T. Theodoridis: Through your past involvement in community organizations and especially the Greek Community, what are the persistent and crucial reasons for the low interest and involvement of youth in community affairs? What could be done at the level of Organization Leadership to reverse this?
E. Koutinas: It is not a secret that the new generation of Greek Canadians show very little interest not only into Greek Community as a mother Organization but also in any other Organization for that matter, be it an Association, Federation or a Congress. Frankly speaking it is not their fault, they are not to blame. It is simply the evolution of things. This is not a uniquely Greek experience. The same phenomenon is happening also in other European Ethnic groups. It is called integration to the main Canadian society. Don’t take me wrong, though. 2nd and 3rd generation Greek Canadians do not feel less Greek than us. On the contrary, they are extremely proud to call themselves Greeks and they promote it even when they are amongst their Canadian friends. It is just that they don’t feel the need to maintain it and promote it through organized entities such as the Community or the Associations. Long gone are the days when General Assemblies, and elections attracted hundreds if not thousands of Greeks. No need for that now. What you need is a few dedicated individuals to get involved and lead by example and the rest will show up when the call comes to participate
Years ago the backbone of the Greek Community were the “Εθνοτοπικοί Σύλλογοι” – Greek Regional Associations. Not anymore. Now that role goes, and rightfully so, to the Department of Education, Greek Schools with their Greek language programs which are the future of the Community. At this point I would like to congratulate the current governing Council of the Greek Community from the President to the last member for an amazing job carrying out a Herculean task. Kudos to them.
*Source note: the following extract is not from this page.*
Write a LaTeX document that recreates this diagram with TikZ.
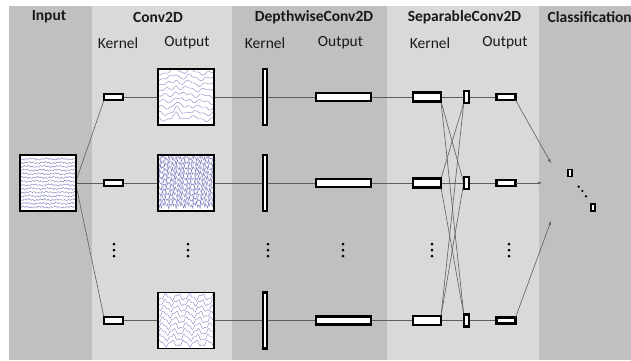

T. Theodoridis: Do you believe that the Greeks of Toronto lack a common vision? How would you advise young Greeks immigrating from the poverty-crisis stricken Greece of today? What are the basic steps one should take to find success for themselves, their family and the community in general?
E. Koutinas: When I first came to Canada right out of High School and military service, I realized that if I wanted to survive here I needed to create a little Greece around me. Imagine my thrill when I found out that I didn’t have to do that because there was already a thriving one already in existence ready to embrace me and I to embrace her. So my advice to newcomers is find your place in this beautiful Greek Community of ours. Get involved, make a difference. Collective support guarantees cultural and financial survival. Nobody said it would be easy but they have to keep in mind that those who came here before them, came with absolute nothing but with hard work and they made it. The majority of the newcomers are educated and that gives them a serious advantage.
T. Theodoridis: What do you think is the role of a contemporary print / electronic weekly review of community events and news in the Greek – Canadian community of today –“The Greek Press” being an example – and how can it become even more representative of all Greek Canadians in Toronto?
E. Koutinas: It is really hard to predict what the future holds for Greek Media in Toronto. The thirst for information is a basic instinct in every human being, and more so in us Greeks. They don’t call us for nothing «Political animals». We love to get together in cafes and discuss the news of the day, especially the ones related to our beloved Homeland. For as long as this thirst exists we will satisfy it with publishing the “Greek Press” on a weekly basis. We are dealing with one paradox, though. On one hand our readership has not declined one iota. We keep up publishing thousands of copies of our newspaper and a day later it has already vanished from the newsstands. People anxiously want to grab it the moment it comes out. One would expect that with such large readership the advertising market would like to jump onboard. Unfortunately this not the case, and hence the financial struggle.
But we love what we are doing and we will continue to do it for a long time. We will find a way to survive.
T. Theodoridis: What do you believe should be the role of organized church in Canada? How would you respond to the common saying that “The Metropolitan has wedged a “war” against the Greek Community of Toronto, until the latter is completely absorbed within the Metropolis assets”?
E. Koutinas: I still remember something Archbishop Sotirios told me many years ago. «I have the luxury to wait» he said, «time is on my side». Needless to say that he was referring to the Church as an Organization to outlast the Community. I agreed with him although I doubt it will happen in his life time.
Clearly the problem with the conflict between the two Organizations is the one we brought with us from back home. The everlasting matter of the separation between State and Church. We live in a country, Canada, where such distinction is fundamental. Sotirios, although he lives in Canada somehow carries this Byzantine Medieval notion in his mind that he is «primus solus» and that everyone should recognize him as their leader. Being spiritual leader is not good enough for him. He wants to play a political role also.
All these years we fought a good fight in the Community keeping him at the gates. Time will tell if that holds true for long.